─── DATA EXTRACT

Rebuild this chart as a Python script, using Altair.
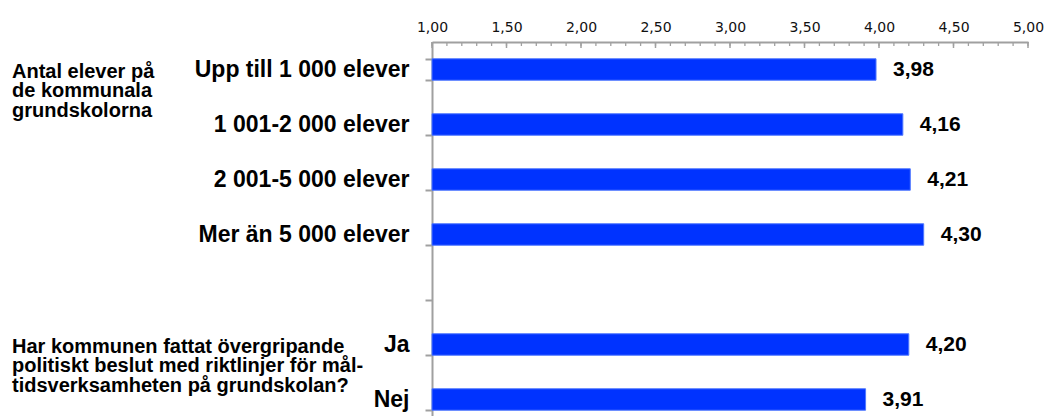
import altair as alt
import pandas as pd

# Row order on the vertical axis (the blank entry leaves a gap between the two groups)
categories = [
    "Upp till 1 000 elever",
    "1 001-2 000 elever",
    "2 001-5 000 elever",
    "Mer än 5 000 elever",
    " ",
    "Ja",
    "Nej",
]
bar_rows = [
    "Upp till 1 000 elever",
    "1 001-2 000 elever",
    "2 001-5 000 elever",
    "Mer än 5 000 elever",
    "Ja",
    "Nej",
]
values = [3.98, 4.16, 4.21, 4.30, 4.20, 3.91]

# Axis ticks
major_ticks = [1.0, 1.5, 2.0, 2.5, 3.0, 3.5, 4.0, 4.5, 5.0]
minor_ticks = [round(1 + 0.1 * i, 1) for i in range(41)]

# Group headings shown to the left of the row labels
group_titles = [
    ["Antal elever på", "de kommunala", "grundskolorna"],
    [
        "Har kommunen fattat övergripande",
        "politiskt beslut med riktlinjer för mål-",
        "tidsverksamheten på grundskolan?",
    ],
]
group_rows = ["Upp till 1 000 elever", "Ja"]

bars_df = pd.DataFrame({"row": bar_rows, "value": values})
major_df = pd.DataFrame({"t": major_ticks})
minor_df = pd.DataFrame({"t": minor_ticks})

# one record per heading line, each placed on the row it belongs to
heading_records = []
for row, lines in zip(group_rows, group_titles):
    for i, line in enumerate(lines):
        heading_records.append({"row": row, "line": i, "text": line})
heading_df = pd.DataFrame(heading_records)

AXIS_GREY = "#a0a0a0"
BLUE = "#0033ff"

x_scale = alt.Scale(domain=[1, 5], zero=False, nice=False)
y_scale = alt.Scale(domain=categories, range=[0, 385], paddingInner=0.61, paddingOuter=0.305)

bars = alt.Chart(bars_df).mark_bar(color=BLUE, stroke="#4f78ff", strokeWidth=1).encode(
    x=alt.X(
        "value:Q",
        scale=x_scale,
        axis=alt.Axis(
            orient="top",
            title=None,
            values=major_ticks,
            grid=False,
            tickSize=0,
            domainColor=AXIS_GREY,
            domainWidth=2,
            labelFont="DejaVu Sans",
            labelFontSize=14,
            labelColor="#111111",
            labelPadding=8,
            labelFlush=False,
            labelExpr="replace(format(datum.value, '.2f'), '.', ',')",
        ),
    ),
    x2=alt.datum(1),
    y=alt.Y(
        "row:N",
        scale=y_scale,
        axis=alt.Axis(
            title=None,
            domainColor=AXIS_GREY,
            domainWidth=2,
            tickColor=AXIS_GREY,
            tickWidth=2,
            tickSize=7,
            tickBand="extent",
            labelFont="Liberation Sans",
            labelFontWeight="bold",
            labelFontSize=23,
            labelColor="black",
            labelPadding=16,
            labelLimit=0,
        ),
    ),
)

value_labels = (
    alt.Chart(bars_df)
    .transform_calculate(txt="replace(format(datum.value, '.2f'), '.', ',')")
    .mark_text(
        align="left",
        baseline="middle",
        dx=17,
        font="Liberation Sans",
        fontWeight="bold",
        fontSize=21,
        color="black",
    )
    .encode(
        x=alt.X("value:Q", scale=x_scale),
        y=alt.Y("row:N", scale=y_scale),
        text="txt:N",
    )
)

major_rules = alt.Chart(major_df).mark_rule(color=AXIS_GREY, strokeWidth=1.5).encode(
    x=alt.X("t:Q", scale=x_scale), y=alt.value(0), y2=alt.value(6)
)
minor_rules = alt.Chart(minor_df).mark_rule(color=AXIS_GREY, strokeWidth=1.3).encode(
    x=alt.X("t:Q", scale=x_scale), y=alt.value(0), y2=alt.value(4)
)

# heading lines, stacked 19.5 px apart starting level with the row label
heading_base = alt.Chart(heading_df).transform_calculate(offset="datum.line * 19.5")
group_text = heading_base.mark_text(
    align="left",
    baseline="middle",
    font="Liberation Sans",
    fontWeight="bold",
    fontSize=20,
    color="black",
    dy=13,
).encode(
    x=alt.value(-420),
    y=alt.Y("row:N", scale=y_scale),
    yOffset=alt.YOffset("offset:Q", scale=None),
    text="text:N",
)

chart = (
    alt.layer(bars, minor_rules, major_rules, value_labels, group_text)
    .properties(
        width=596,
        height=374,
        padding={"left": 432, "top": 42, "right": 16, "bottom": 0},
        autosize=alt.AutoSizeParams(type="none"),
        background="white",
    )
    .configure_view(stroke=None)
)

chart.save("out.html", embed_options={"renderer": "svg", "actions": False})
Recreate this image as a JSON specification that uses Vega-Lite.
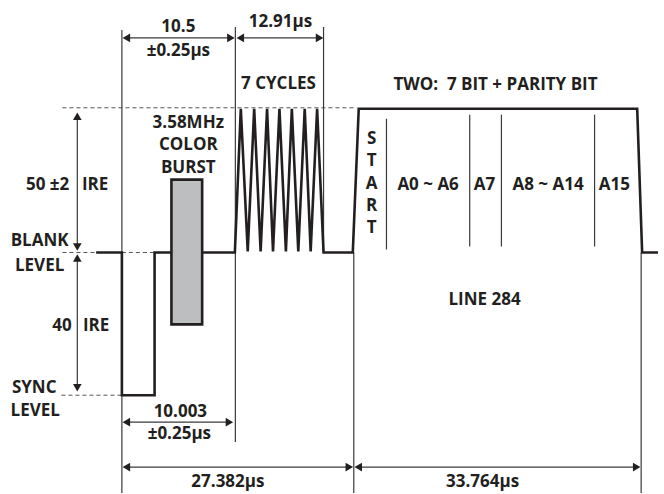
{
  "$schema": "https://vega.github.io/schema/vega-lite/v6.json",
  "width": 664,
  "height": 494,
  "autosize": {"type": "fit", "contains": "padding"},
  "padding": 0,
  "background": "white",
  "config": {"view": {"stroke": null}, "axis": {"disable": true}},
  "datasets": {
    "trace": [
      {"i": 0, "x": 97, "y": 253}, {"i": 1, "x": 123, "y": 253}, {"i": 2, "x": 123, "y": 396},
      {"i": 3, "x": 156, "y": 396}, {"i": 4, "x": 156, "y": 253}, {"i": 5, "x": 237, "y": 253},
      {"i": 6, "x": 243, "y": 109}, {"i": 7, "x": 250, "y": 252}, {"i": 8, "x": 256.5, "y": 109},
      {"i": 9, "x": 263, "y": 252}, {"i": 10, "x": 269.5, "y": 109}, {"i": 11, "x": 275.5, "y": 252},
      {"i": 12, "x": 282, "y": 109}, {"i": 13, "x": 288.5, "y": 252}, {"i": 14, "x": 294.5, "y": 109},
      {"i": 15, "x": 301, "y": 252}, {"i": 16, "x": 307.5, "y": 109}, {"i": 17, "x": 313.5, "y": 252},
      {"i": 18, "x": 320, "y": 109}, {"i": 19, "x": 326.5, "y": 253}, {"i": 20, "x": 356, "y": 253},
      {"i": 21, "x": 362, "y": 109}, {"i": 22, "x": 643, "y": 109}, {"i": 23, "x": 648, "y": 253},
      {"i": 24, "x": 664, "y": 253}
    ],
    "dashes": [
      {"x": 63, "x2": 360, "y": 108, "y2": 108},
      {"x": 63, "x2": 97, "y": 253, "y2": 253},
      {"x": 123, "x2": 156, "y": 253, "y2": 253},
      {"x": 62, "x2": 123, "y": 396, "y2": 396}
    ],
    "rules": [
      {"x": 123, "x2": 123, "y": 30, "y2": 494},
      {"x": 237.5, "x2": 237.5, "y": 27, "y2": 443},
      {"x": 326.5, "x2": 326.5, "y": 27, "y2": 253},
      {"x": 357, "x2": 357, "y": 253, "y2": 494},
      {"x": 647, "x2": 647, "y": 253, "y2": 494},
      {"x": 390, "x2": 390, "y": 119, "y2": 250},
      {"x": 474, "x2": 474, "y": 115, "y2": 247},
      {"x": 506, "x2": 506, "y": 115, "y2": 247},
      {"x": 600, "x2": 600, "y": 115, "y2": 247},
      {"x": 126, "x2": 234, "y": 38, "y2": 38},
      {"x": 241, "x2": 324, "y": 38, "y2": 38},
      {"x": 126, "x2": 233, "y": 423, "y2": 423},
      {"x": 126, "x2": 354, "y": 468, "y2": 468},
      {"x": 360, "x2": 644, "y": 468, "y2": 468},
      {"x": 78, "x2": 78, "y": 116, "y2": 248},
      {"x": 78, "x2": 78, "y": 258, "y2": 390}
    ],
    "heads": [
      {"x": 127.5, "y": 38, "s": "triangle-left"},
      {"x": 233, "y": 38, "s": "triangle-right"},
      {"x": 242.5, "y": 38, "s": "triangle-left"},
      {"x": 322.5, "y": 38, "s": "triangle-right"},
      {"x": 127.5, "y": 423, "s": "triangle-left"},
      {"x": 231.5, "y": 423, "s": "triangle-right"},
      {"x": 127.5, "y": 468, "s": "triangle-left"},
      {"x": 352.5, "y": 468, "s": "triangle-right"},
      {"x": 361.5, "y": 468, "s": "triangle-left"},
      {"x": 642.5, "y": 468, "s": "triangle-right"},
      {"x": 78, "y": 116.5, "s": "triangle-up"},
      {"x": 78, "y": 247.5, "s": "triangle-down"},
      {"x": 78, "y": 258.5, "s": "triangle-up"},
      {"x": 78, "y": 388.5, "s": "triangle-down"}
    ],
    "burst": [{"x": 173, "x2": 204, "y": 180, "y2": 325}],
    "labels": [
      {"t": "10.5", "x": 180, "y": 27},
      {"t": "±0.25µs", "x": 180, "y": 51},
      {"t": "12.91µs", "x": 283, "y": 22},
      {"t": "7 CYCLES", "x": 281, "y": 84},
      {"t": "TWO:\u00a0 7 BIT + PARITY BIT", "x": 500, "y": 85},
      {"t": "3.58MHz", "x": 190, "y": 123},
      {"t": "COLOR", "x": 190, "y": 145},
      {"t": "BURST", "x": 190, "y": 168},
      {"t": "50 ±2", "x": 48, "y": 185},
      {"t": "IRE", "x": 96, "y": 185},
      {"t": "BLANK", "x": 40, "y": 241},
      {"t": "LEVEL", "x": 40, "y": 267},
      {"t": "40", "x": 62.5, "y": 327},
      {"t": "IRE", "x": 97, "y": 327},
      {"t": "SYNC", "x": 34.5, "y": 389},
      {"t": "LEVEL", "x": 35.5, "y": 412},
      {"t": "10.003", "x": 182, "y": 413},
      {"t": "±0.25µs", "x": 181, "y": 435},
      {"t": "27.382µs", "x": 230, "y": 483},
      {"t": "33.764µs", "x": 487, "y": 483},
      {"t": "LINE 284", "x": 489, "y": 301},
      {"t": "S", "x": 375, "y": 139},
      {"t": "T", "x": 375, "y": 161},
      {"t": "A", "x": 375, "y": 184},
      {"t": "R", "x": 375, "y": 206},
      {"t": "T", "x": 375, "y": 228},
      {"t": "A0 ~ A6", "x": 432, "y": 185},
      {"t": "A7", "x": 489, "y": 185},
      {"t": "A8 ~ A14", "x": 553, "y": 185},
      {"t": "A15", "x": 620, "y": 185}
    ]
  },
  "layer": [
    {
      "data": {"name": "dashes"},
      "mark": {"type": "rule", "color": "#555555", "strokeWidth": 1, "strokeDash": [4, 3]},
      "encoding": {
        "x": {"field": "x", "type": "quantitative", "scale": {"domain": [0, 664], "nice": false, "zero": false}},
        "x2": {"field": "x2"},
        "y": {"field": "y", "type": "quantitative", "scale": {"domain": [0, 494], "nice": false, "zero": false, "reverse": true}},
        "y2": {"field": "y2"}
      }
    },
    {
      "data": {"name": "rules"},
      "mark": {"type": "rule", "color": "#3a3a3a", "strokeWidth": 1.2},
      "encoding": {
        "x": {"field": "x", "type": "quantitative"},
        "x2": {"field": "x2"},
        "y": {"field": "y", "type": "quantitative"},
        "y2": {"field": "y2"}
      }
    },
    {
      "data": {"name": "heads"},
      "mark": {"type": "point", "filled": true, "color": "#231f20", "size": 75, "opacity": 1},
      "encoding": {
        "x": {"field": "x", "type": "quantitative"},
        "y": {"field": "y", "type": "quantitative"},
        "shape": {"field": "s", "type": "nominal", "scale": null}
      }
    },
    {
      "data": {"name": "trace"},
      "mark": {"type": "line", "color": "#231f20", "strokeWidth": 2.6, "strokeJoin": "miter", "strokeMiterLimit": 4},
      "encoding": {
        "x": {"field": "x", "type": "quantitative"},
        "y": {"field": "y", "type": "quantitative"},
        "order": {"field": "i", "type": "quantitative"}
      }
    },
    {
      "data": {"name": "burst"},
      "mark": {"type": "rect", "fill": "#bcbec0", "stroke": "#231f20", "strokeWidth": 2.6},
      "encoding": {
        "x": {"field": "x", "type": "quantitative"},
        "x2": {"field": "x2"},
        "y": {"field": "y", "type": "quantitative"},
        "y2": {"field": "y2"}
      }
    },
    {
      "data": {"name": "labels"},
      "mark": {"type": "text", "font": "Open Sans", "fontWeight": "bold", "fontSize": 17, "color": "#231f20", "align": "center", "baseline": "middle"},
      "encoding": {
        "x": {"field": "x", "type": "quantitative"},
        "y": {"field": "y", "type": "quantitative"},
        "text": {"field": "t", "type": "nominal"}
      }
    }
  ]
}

──────

▶ _WRITTEN REQUEST_: Return the material line for line, from its beginning to the line that contains "import pandas as pd", with the pictures left out.

▶ _OUTPUT_:
Rebuild this chart as a Python script, using Altair.
import altair as alt
import pandas as pd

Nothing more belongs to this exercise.